The series — still a work in progress — is the brainchild of Israeli-born historian and Talmudist Tal Ilan, and the various volumes are authored by distinguished professors of Talmud worldwide, all of them women. When in search of lighter reading, I’ve enjoyed various historical novels featuring Talmudic heroines by Maggie Anton (in English) and Ruhama Weiss (in Hebrew), as well as the creative fictional reimagining of rabbinic stories by Ruth Calderon. And when I have just a few moments, I glance at the remarkable website of Jacqueline Nicholls, who creates a drawing to illustrate some aspect of each page of Talmud she studies.

I feel fortunate that my Talmud study has been deepened by so many of these voices, and that I am part of a global community of learners that includes men and women alike.

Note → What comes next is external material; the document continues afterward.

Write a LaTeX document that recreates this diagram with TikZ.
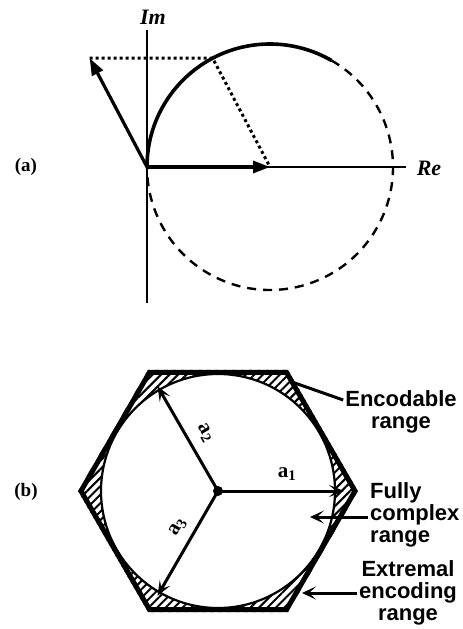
\documentclass[tikz,border=0pt]{standalone}
\usepackage{fontspec}
\setmainfont{Liberation Serif}
\newfontfamily\sansfont{Liberation Sans}
\usetikzlibrary{arrows.meta, calc, shapes.geometric, patterns.meta, backgrounds}

\begin{document}
\begin{tikzpicture}[
    x=1pt, y=1pt,
    every node/.style = {inner sep=2pt},
    axisline/.style = {line width=2pt},
    vecarrow/.style = {-{Triangle[length=17pt,width=12pt]}, line width=3.2pt},
    trace/.style = {line width=3.6pt},
    hidden/.style = {line width=2.4pt, dash pattern=on 9pt off 7pt},
    guide/.style = {line width=3pt, dash pattern=on 3pt off 3pt},
    hexbox/.style = {
        regular polygon, regular polygon sides=6,
        draw, line width=5pt, line join=miter,
        minimum size=274pt, inner sep=0pt
    },
    hubdot/.style = {circle, fill, minimum size=10pt, inner sep=0pt},
    spoke/.style = {-{Stealth[length=15pt,width=12pt,inset=7pt]}, line width=3pt},
    pointer/.style = {-{Stealth[length=14pt,width=13pt,inset=7pt]}, line width=3pt},
    leader/.style = {line width=3pt},
    partlabel/.style = {font=\fontsize{19}{20}\selectfont\bfseries},
    axislabel/.style = {font=\fontsize{22}{22}\selectfont\bfseries\itshape},
    veclabel/.style = {font=\fontsize{21}{21}\selectfont\bfseries},
    rangelabel/.style = {font=\sansfont\fontsize{22}{22}\selectfont\bfseries},
]
\useasboundingbox (0,0) rectangle (463,-629);

% (a): complex plane
\coordinate (O)   at (147,-167);
\coordinate (C)   at (270,-167);
\coordinate (imtop) at (147,-30);
\coordinate (imbot) at (147,-303);
\coordinate (reend) at (406,-167);
\coordinate (P)   at ($(C)+(117.8:123pt)$);
\coordinate (Q)   at ($(O)+(P)-(C)$);

\node[partlabel] (parta) at (26,-167) {(a)};
\node[axislabel] (im)    at (153,-17)  {Im};
\node[axislabel] (re)    at (429,-168) {Re};

\draw[axisline] (imtop) -- (imbot);
\draw[axisline] (O) -- (reend);

% circle of the phasor sum
\draw[hidden] ($(C)+(60:123pt)$) arc[start angle=60, end angle=-180, radius=123pt];
\draw[trace]  (O) arc[start angle=180, end angle=60, radius=123pt];

% construction lines
\draw[guide] (Q) -- (P) -- (C);

% vectors
\draw[vecarrow] (O) -- (C);
\draw[vecarrow] (O) -- (Q);

% (b): hexagon of three phasors
\node[partlabel] (partb) at (26,-492) {(b)};
\node[hexbox] (hex) at (218,-491) {};

\begin{scope}[on background layer]
  \fill[pattern={Lines[angle=45, distance=6pt, line width=2pt]}, even odd rule]
      (hex.corner 1) -- (hex.corner 2) -- (hex.corner 3) -- (hex.corner 4)
      -- (hex.corner 5) -- (hex.corner 6) -- cycle
      (hex.center) circle[radius=117pt];
\end{scope}
\draw[line width=2.2pt] (hex.center) circle[radius=117pt];

\node[hubdot] (hub) at (hex.center) {};
\coordinate (tip1) at ($(hub.center)+(0:126pt)$);
\coordinate (tip2) at ($(hub.center)+(120:121pt)$);
\coordinate (tip3) at ($(hub.center)+(240:121pt)$);

\draw[spoke] (hub.center) -- (tip1);
\draw[spoke] (hub.center) -- (tip2);
\draw[spoke] (hub.center) -- (tip3);

\node[veclabel] (a1) at (287,-474) {a\textsubscript{1}};
\node[veclabel, rotate=-60] (a2) at (205,-433) {a\textsubscript{2}};
\node[veclabel, rotate=60]  (a3) at (178,-527) {a\textsubscript{3}};

% range labels
\node[rangelabel, align=center] (encodable) at (401,-412) {Encodable\\range};
\node[rangelabel, align=left, anchor=west] (fullycomplex) at (368,-515) {Fully\\complex\\range};
\node[rangelabel, align=center] (extremal) at (408,-593) {Extremal\\encoding\\range};

\coordinate (enctip) at (292,-382);
\coordinate (fctip)  at (310,-517);
\coordinate (extip)  at (302,-593);

\draw[leader]  ([yshift=12pt]encodable.west) -- (enctip);
\draw[pointer] ([yshift=-2pt]fullycomplex.west) -- (fctip);
\draw[pointer] (extremal.west) -- (extip);

\end{tikzpicture}
\end{document}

The rabbis teach in Pirkei Avot that there are three crowns: The crown of kingship, the crown of priesthood, and the crown of Torah. Maimonides, drawing on a source from the Talmud in Kidushin, comments that the crown of kingship belongs to the kings and the crown of priesthood belongs to the priests, but the crown of Torah is available to everyone: “The crown of Torah lies there, and anyone who wishes may come and take it.” The texts of our tradition are the crown jewels of the Jewish people, and they are accessible to men and women alike.